§ **DIRECTIONS FOR THIS TASK**:
Find the string "matplotlib" in the data, then copy every line where it is found.

··· DATA SHOWN ···

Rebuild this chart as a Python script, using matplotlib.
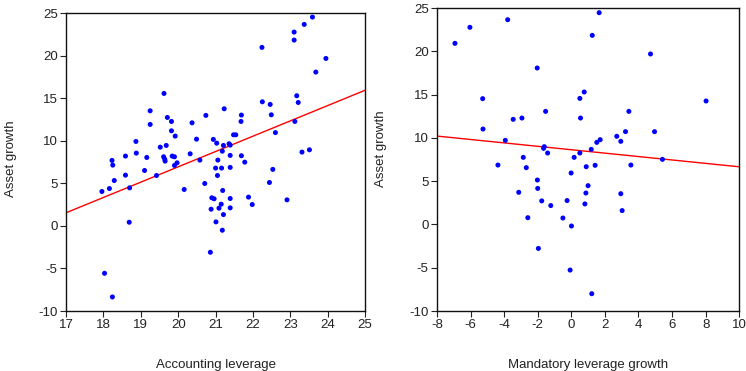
import matplotlib
matplotlib.use('Agg')
import matplotlib.pyplot as plt
import numpy as np

plt.rcParams['font.family'] = ['Liberation Sans', 'DejaVu Sans']
plt.rcParams['axes.unicode_minus'] = False

# Left panel: accounting leverage vs asset growth
acc_lev = [23.59, 23.37, 23.10, 23.10, 22.24, 23.95, 23.68, 19.62, 23.17, 23.21,
           22.25, 22.46, 19.25, 21.23, 22.49, 19.71, 19.82, 20.74, 21.69, 21.68,
           19.25, 20.37, 19.82, 19.92, 22.60, 23.12, 20.49, 20.94, 21.03, 21.21,
           21.36, 21.39, 21.48, 21.54, 18.87, 19.52, 19.68, 21.18, 23.31, 23.51,
           18.23, 18.25, 18.59, 18.88, 19.16, 19.61, 19.64, 19.65, 19.84, 19.90,
           19.97, 19.90, 20.32, 20.58, 21.06, 21.39, 21.69, 21.78, 21.00, 21.16,
           21.39, 21.05, 22.53, 19.10, 18.59, 18.29, 17.96, 18.16, 18.70, 19.42,
           20.16, 20.71, 22.44, 21.19, 20.90, 20.96, 21.39, 21.88, 21.98, 21.15,
           21.09, 21.39, 20.88, 21.21, 22.91, 21.01, 18.69, 21.18, 20.86, 18.03,
           18.24]
growth_a = [24.53, 23.67, 22.77, 21.83, 20.97, 19.67, 18.07, 15.56, 15.29, 14.50,
            14.58, 14.27, 13.52, 13.76, 13.05, 12.74, 12.27, 12.98, 13.02, 12.27,
            11.92, 12.11, 11.17, 10.55, 10.96, 12.27, 10.19, 10.16, 9.72, 9.45,
            9.65, 9.49, 10.70, 10.70, 9.92, 9.25, 9.45, 8.78, 8.67, 8.94,
            7.69, 7.14, 8.20, 8.55, 8.04, 8.12, 7.84, 7.61, 8.20, 8.12,
            7.41, 7.10, 8.47, 7.73, 7.73, 8.28, 8.24, 7.49, 6.79, 6.79,
            6.87, 5.92, 6.64, 6.51, 5.96, 5.33, 4.04, 4.39, 4.47, 5.92,
            4.28, 4.98, 5.10, 4.16, 3.30, 3.18, 3.22, 3.38, 2.51, 2.55,
            2.08, 2.12, 1.96, 1.33, 3.06, 0.47, 0.43, -0.51, -3.10, -5.57,
            -8.35]
fit_a = [1.80, -29.06]  # slope, intercept

# Right panel: mandatory leverage growth vs asset growth
mand_lev = [1.66, -3.79, -6.04, -6.93, 1.25, 4.72, -2.03, 0.77, 0.51, -5.28,
            8.03, -1.53, 3.43, -3.46, -2.94, 0.55, -5.26, 2.71, 3.23, 4.96,
            -3.93, 2.95, 1.72, 1.52, -1.61, -1.65, -1.41, 1.19, 0.51, 0.17,
            -2.86, 5.43, -4.37, -2.68, 0.89, 1.42, 3.55, -0.01, -2.02, -2.00,
            1.00, -3.13, 0.87, 2.95, -1.76, -0.25, -1.22, 0.81, 3.03, -2.59,
            -0.50, 0.01, -1.96, -0.07, 1.22]
growth_m = [24.46, 23.65, 22.77, 20.92, 21.84, 19.69, 18.07, 15.30, 14.56, 14.53,
            14.26, 13.06, 13.06, 12.14, 12.29, 12.29, 11.02, 10.18, 10.72, 10.72,
            9.71, 9.60, 9.79, 9.48, 8.98, 8.79, 8.25, 8.67, 8.25, 7.75,
            7.75, 7.52, 6.86, 6.56, 6.67, 6.83, 6.86, 5.94, 5.13, 4.16,
            4.48, 3.71, 3.63, 3.55, 2.72, 2.76, 2.18, 2.37, 1.60, 0.78,
            0.74, -0.18, -2.77, -5.27, -8.00]
fit_m = [-0.197, 8.63]  # slope, intercept

fig = plt.figure(figsize=(7.46, 3.71), dpi=100)
ax1 = fig.add_axes([0.0885, 0.1617, 0.401, 0.803])
ax2 = fig.add_axes([0.5858, 0.1617, 0.405, 0.8167])

panels = [
    (ax1, acc_lev, growth_a, fit_a, (17, 25), range(17, 26), 'Accounting leverage', (-0.163, 0.51)),
    (ax2, mand_lev, growth_m, fit_m, (-8, 10), range(-8, 11, 2), 'Mandatory leverage growth', (-0.167, 0.535)),
]

for ax, x, y, fit, xlim, xticks, xlabel, ylab_pos in panels:
    ax.scatter(x, y, s=13, color='#0000ff', edgecolors='none', zorder=3)
    xs = np.array(xlim)
    ax.plot(xs, fit[0] * xs + fit[1], color='#ff0000', lw=1.0, zorder=2)
    ax.set_xlim(*xlim)
    ax.set_ylim(-10, 25)
    ax.set_xticks(list(xticks))
    ax.set_yticks(range(-10, 26, 5))
    ax.tick_params(direction='out', length=4, width=0.8, labelsize=9.5,
                   colors='#222222', pad=2, top=False, right=False)
    for s in ax.spines.values():
        s.set_linewidth(1.0)
        s.set_color('#111111')
    ax.set_xlabel(xlabel, fontsize=9.5, color='#222222', labelpad=20)
    ax.set_ylabel('Asset growth', fontsize=9.5, color='#222222')
    ax.yaxis.set_label_coords(*ylab_pos)

fig.savefig('out.png', dpi=100)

···

§ **SOLUTION TO THIS TASK**:
Rebuild this chart as a Python script, using matplotlib.
import matplotlib
matplotlib.use('Agg')
import matplotlib.pyplot as plt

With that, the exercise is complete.